The Las Vegas Stadium Authority will take up a giant agenda on Thursday, one that includes a document called “Stadium Authority Findings Required by Sec. 36.1 of Senate Bill 1 (clean version)” If it's approved, the paper authorizes the release of up to $750 million in bonds – the debt service is to be paid for by the 88-100ths of 1 percent increase in the Clark County Hotel Tax Rate along the Las Vegas Strip, and .5 rate (or one half) for hotels beyond The Strip, yet in Clark County.

While the document is clearly for (or should be for) discussion purposes, and not approved on Thursday, it's important to explain that it should not be approved on Thursday, or until after the problem of the rate being too small is cleared. Right now, the stadium tax revenue will not cover the bond debt service plus the debt coverage ratio. Here's why.

As I've done before, let's see what happens when a full serial bond issue of $750 million is proposed over a 30 year payback period. According to sources, the best rating Clark County can expect is AA, not AAA – the rate for that, as of today, is 3.15 percent. Using an available online municipal bond spreadsheet or calculator, what we get is a monthly debt service of $3,223,026.62 and with a debt coverage ratio of 1.5 to 1, that comes to $4,834,593.93. Comparing that to the average monthly stadium tax revenue to date of $4,045,451.55 – and we have a monthly average deficit of -$789,088.38, which over 30 years becomes a giant cost of that is not covered by the stadium tax and will be paid by the Clark County taxpayers via its general fund: -$284,071,818.44

So let's say that the bond Clark County floats is $100 million less, or $650 million (which is relevant because Clark County told Moody's that all the money it would protect in case the stadium tax was not sufficient, and the taxpayer-fueled general fund had to be used. Then we have a monthly debt service of $2,793,289.74 and with a debt coverage ratio of 1.5 to 1, that comes to $4,189,934.61. Well, given that the the average monthly stadium tax revenue to date is $4,045,451.55, we still have a problem that will cost Clark County taxpayers -$52,013,903.24.
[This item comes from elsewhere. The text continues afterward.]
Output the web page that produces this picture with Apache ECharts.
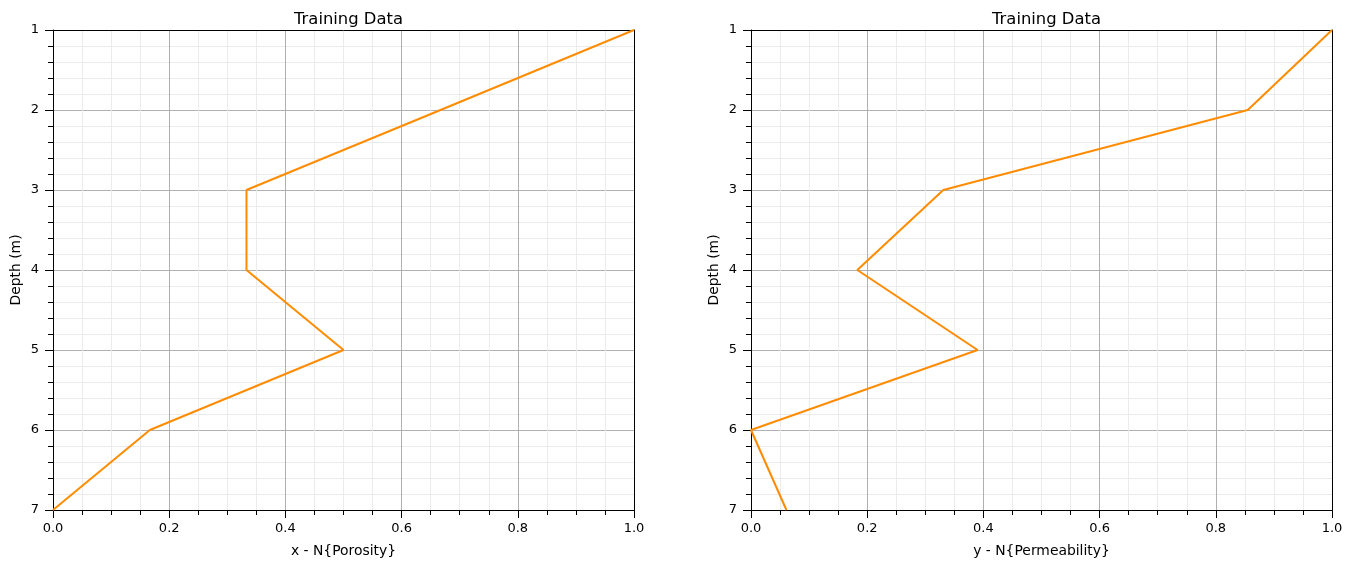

This is a set of calculations anyone can do, even as the stadium consultants try to make this matter sound like a foray into rocket science. It's not. Given this, signing the “Stadium Authority Findings Required by Sec. 36.1 of Senate Bill 1 (clean version)” document now would be criminal. The only way for this to happen is for an all too in a hurry and ignorant stadium authority board given doctored data (for example, a calculation chart showing a bond issue with an interest rate far below the 3.15 percent market yield) and political pressure in an election year, to approve the paper, and also cause Clark County to back the bonds in April. The action would be kicking the can down the road a bit, and until that time when the bond underwriters come looking to collect and have to get general fund money because the stadium hotel tax is not enough.

When that happens, the members who voted for this, and the consultants to caused the vote to happen should be in jail for fraud. Nothing is so important the taxpayers of Clark County have to be manipulated and back-stabbed with lies and fake news.